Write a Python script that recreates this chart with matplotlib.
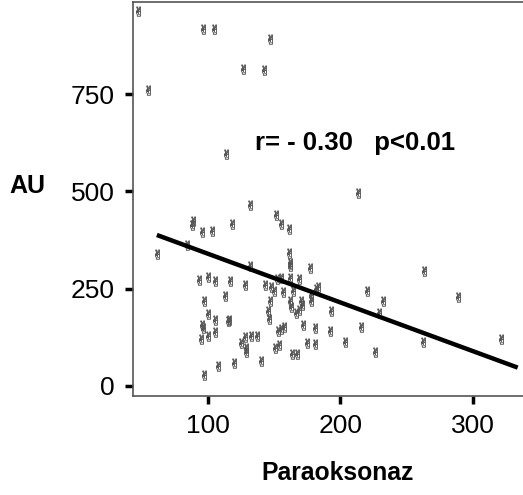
import matplotlib
matplotlib.use("Agg")
import matplotlib.pyplot as plt

plt.rcParams['font.family'] = ['Liberation Sans', 'DejaVu Sans']

paraoksonaz = [46.8, 95.9, 104.2, 146.9, 126.1, 142.6, 55.0, 113.8, 131.8, 213.2,
               88.9, 87.7, 95.7, 102.7, 117.8, 83.9, 61.3, 93.4, 100.2, 105.5,
               116.6, 112.8, 97.0, 100.2, 105.3, 115.3, 115.8, 95.2, 95.9, 94.4,
               100.2, 105.5, 107.8, 97.0, 151.7, 155.4, 161.2, 161.2, 162.2, 162.2,
               177.3, 131.6, 127.9, 143.4, 147.4, 149.7, 152.4, 155.0, 156.7, 162.2,
               164.5, 168.7, 178.0, 181.8, 183.1, 147.1, 161.7, 162.9, 170.5, 171.0,
               177.6, 145.4, 166.3, 168.7, 145.9, 152.9, 155.4, 157.5, 171.8, 181.0,
               127.9, 125.3, 132.8, 137.1, 128.6, 129.1, 150.9, 153.5, 174.5, 181.0,
               163.5, 167.2, 119.8, 139.9, 263.4, 220.2, 232.0, 229.0, 193.1, 191.9,
               215.2, 203.2, 225.8, 288.5, 262.1, 321.1]
au = [965, 917, 917, 891, 814, 812, 760, 596, 465, 495,
      425, 414, 395, 397, 417, 363, 339, 273, 279, 270,
      270, 232, 217, 184, 170, 167, 169, 157, 148, 120,
      129, 138, 50, 27, 440, 417, 404, 341, 316, 307,
      303, 309, 259, 260, 255, 245, 275, 277, 241, 277,
      243, 275, 234, 249, 255, 219, 217, 204, 217, 208,
      217, 193, 187, 194, 171, 140, 146, 151, 157, 148,
      125, 111, 129, 129, 97, 88, 97, 105, 111, 108,
      82, 82, 60, 63, 296, 245, 217, 187, 193, 141,
      152, 114, 86, 228, 112, 120]

fit_x = [61.4, 333.9]
fit_y = [388, 47]

x_ticks = [100, 200, 300]
y_ticks = [0, 250, 500, 750]

fig = plt.figure(figsize=(5.23, 4.95), dpi=100)
ax = fig.add_axes([133/523, 1 - 396/495, 1 - 133/523, (396 - 2)/495])

ax.plot(paraoksonaz, au, linestyle='none', marker='$\u270C$', markersize=7,
        color='#555555', markeredgewidth=0.3)
ax.plot(fit_x, fit_y, color='black', linewidth=3.2, solid_capstyle='butt')

ax.set_xlim(43.4, 337.9)
ax.set_ylim(-26, 987)
ax.set_xticks(x_ticks)
ax.set_yticks(y_ticks)
ax.set_xticklabels([str(v) for v in x_ticks])
ax.set_yticklabels([str(v) for v in y_ticks])
ax.tick_params(axis='both', direction='out', length=6, width=2.5, color='black',
               labelsize=19, pad=7)
for side in ['left', 'bottom', 'top']:
    ax.spines[side].set_color('#555555')
    ax.spines[side].set_linewidth(1.2)
ax.spines['right'].set_visible(False)

ax.text(135.6, 625, 'r= - 0.30   p<0.01', fontsize=18.5, fontweight='bold',
        ha='left', va='center')

fig.text(27/523, 1 - 186/495, 'AU', fontsize=18, fontweight='bold',
         ha='center', va='center')
fig.text(338/523, 1 - 473/495, 'Paraoksonaz', fontsize=17.8, fontweight='bold',
         ha='center', va='center')

fig.savefig('out.png', dpi=100)
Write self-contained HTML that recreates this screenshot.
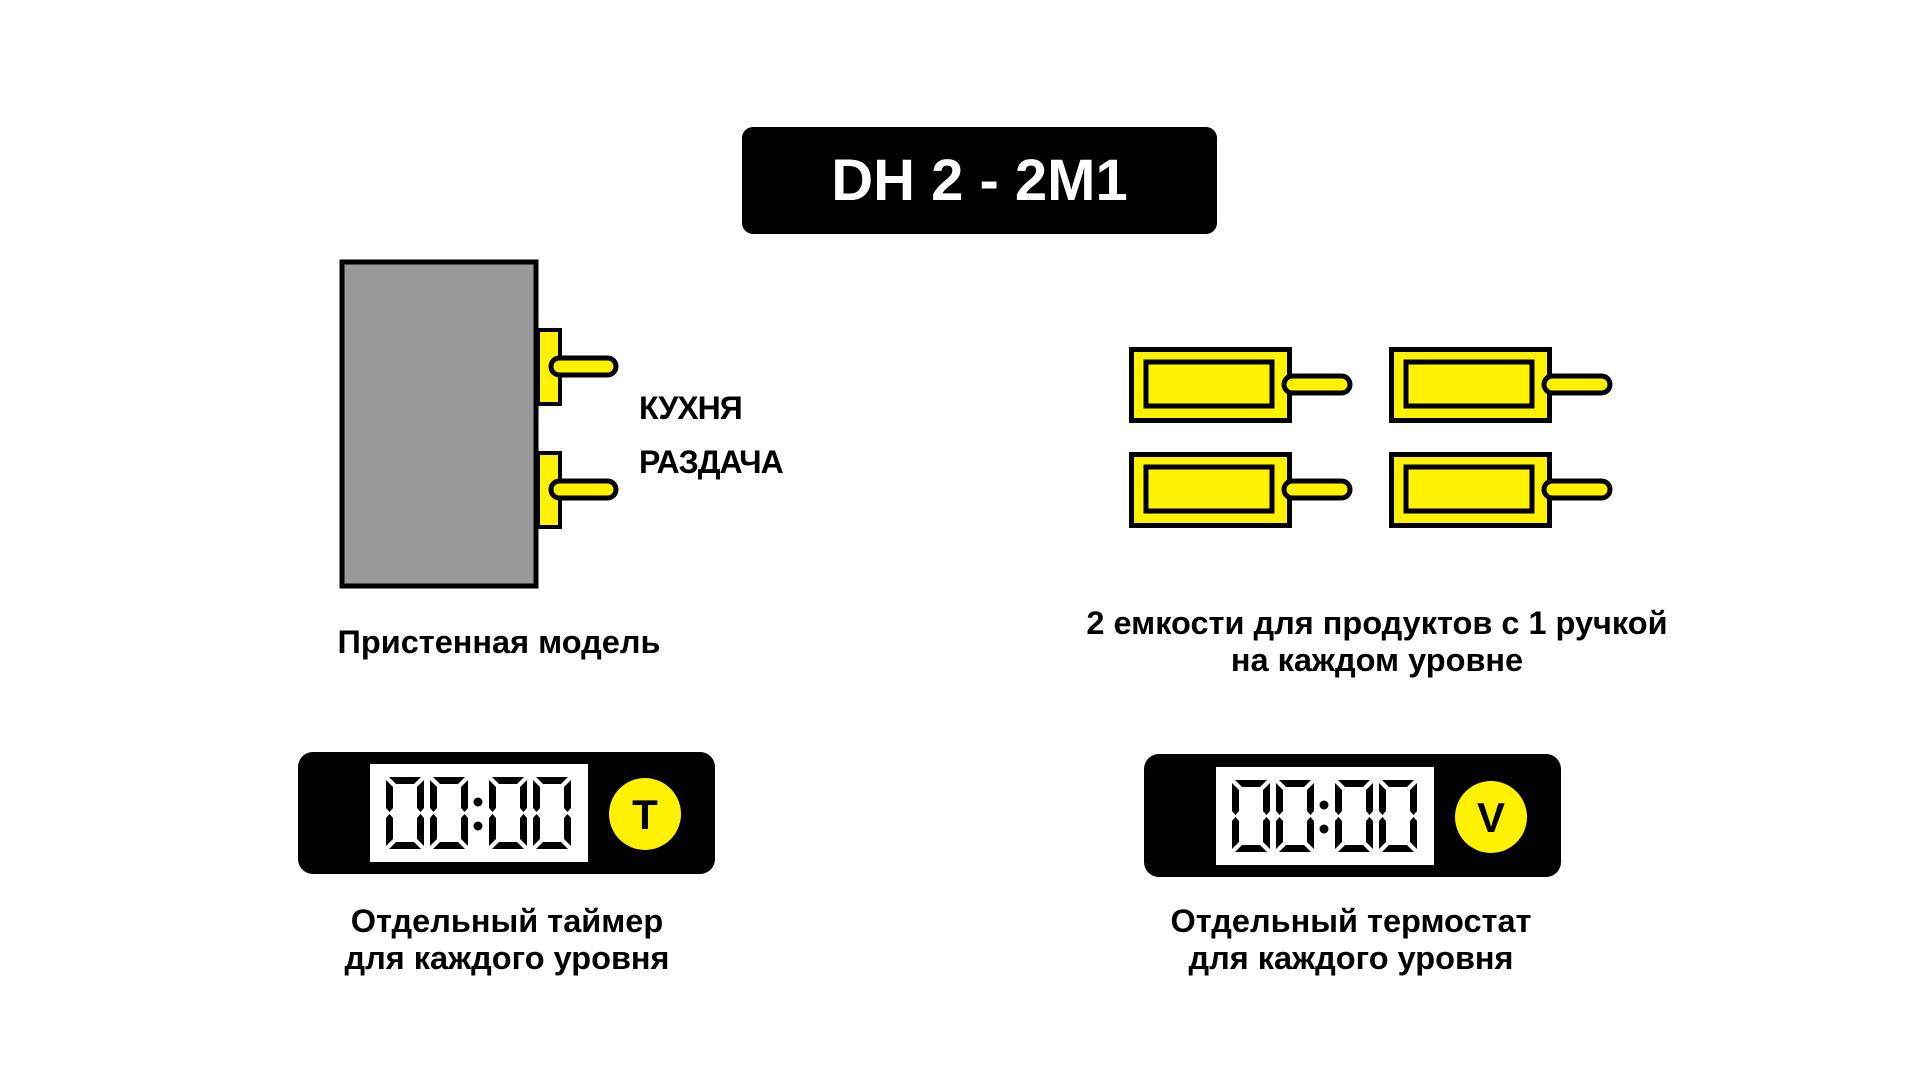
<!DOCTYPE html>
<html><head><meta charset="utf-8"><style>
body{margin:0;width:1920px;height:1080px;background:#fff;position:relative;overflow:hidden;font-family:"Liberation Sans",sans-serif;font-weight:bold;color:#000}
.a{position:absolute}
.t{position:absolute;text-align:center;font-size:32.5px;line-height:37px;white-space:nowrap;transform:translateX(-50%)}
</style></head><body>
<div class="a" style="left:742px;top:127px;width:475px;height:107px;background:#000;border-radius:11px"></div>
<div class="a" style="left:742px;top:127px;width:475px;height:107px;line-height:107px;text-align:center;color:#fff;font-size:58px">DH 2 - 2M1</div>

<svg class="a" style="left:0;top:0" width="1920" height="1080">
<defs>
<g id="d">
<polygon points="3,0 35,0 28,7 10,7"/>
<polygon points="3,72 35,72 28,65 10,65"/>
<polygon points="0,3 7,10 7,31 3.5,35 0,31"/>
<polygon points="38,3 31,10 31,31 34.5,35 38,31"/>
<polygon points="0,41 3.5,37 7,41 7,62 0,69"/>
<polygon points="38,41 34.5,37 31,41 31,62 38,69"/>
</g>
<g id="dig">
<use href="#d" x="0"/><use href="#d" x="44"/>
<circle cx="92" cy="25" r="4.5"/><circle cx="92" cy="49" r="4.5"/>
<use href="#d" x="103"/><use href="#d" x="147"/>
</g>
<g id="box">
<rect x="2.5" y="2.5" width="158" height="71" fill="#fff200" stroke="#000" stroke-width="5"/>
<rect x="17" y="15" width="126" height="44" fill="#fff200" stroke="#000" stroke-width="5"/>
<rect x="155" y="29" width="66" height="17" rx="8.5" fill="#fff200" stroke="#000" stroke-width="5"/>
</g>
</defs>
<rect x="342" y="262" width="194" height="324" fill="#999" stroke="#000" stroke-width="5"/>
<rect x="538" y="330" width="22" height="74" fill="#fff200" stroke="#000" stroke-width="4"/>
<rect x="538" y="453" width="22" height="74" fill="#fff200" stroke="#000" stroke-width="4"/>
<rect x="551" y="358" width="65" height="17" rx="8.5" fill="#fff200" stroke="#000" stroke-width="5"/>
<rect x="551" y="481" width="65" height="17" rx="8.5" fill="#fff200" stroke="#000" stroke-width="5"/>

<use href="#box" x="1129" y="347"/>
<use href="#box" x="1389" y="347"/>
<use href="#box" x="1129" y="452"/>
<use href="#box" x="1389" y="452"/>

<rect x="298" y="752" width="417" height="122" rx="15" fill="#000"/>
<rect x="370" y="764" width="218" height="98" fill="#fff"/>
<use href="#dig" x="386" y="777"/>
<circle cx="645" cy="814" r="36" fill="#fff200"/>
<text x="645" y="829" text-anchor="middle" font-family="Liberation Sans" font-weight="bold" font-size="42">T</text>

<rect x="1144" y="754" width="417" height="123" rx="15" fill="#000"/>
<rect x="1216" y="767" width="218" height="98" fill="#fff"/>
<use href="#dig" x="1232" y="780"/>
<circle cx="1491" cy="817" r="36" fill="#fff200"/>
<text x="1491" y="832" text-anchor="middle" font-family="Liberation Sans" font-weight="bold" font-size="42">V</text>
</svg>

<div class="a" style="left:639px;top:390px;font-size:32px;letter-spacing:-1px">КУХНЯ</div>
<div class="a" style="left:639px;top:444px;font-size:32px;letter-spacing:-1px">РАЗДАЧА</div>

<div class="t" style="left:499px;top:624px">Пристенная модель</div>
<div class="t" style="left:1377px;top:605px">2 емкости для продуктов с 1 ручкой<br>на каждом уровне</div>
<div class="t" style="left:507px;top:903px">Отдельный таймер<br>для каждого уровня</div>
<div class="t" style="left:1351px;top:903px">Отдельный термостат<br>для каждого уровня</div>
</body></html>
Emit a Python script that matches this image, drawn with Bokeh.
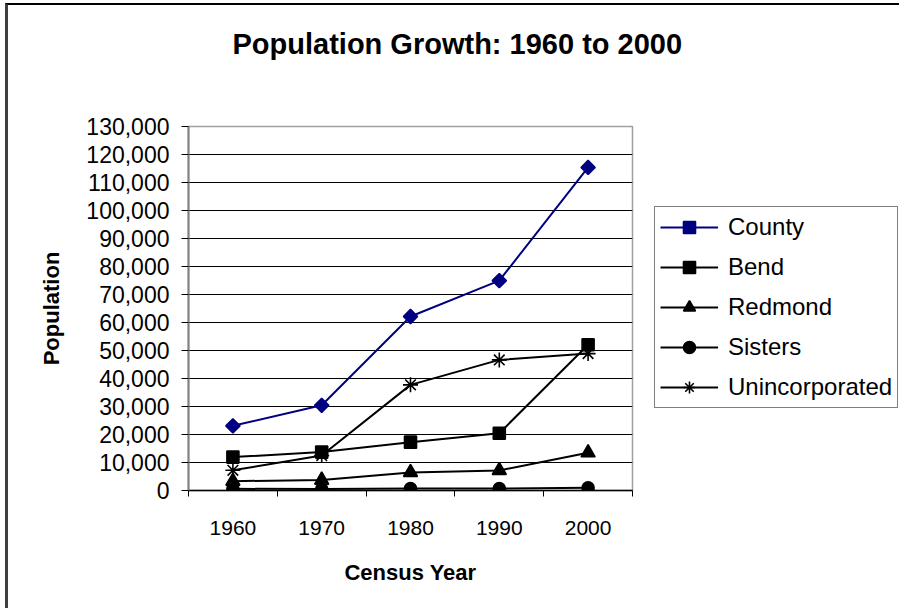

--------------------------------------------------

Prompt:
Take out nothing but the lines from the one containing "Write self-contained HTML" to the one containing "2 - 2M1</div>", inclusive, retyped exactly. Drop the pictures.

Written reply:
Write self-contained HTML that recreates this screenshot.
<!DOCTYPE html>
<html><head><meta charset="utf-8"><style>
body{margin:0;width:1920px;height:1080px;background:#fff;position:relative;overflow:hidden;font-family:"Liberation Sans",sans-serif;font-weight:bold;color:#000}
.a{position:absolute}
.t{position:absolute;text-align:center;font-size:32.5px;line-height:37px;white-space:nowrap;transform:translateX(-50%)}
</style></head><body>
<div class="a" style="left:742px;top:127px;width:475px;height:107px;background:#000;border-radius:11px"></div>
<div class="a" style="left:742px;top:127px;width:475px;height:107px;line-height:107px;text-align:center;color:#fff;font-size:58px">DH 2 - 2M1</div>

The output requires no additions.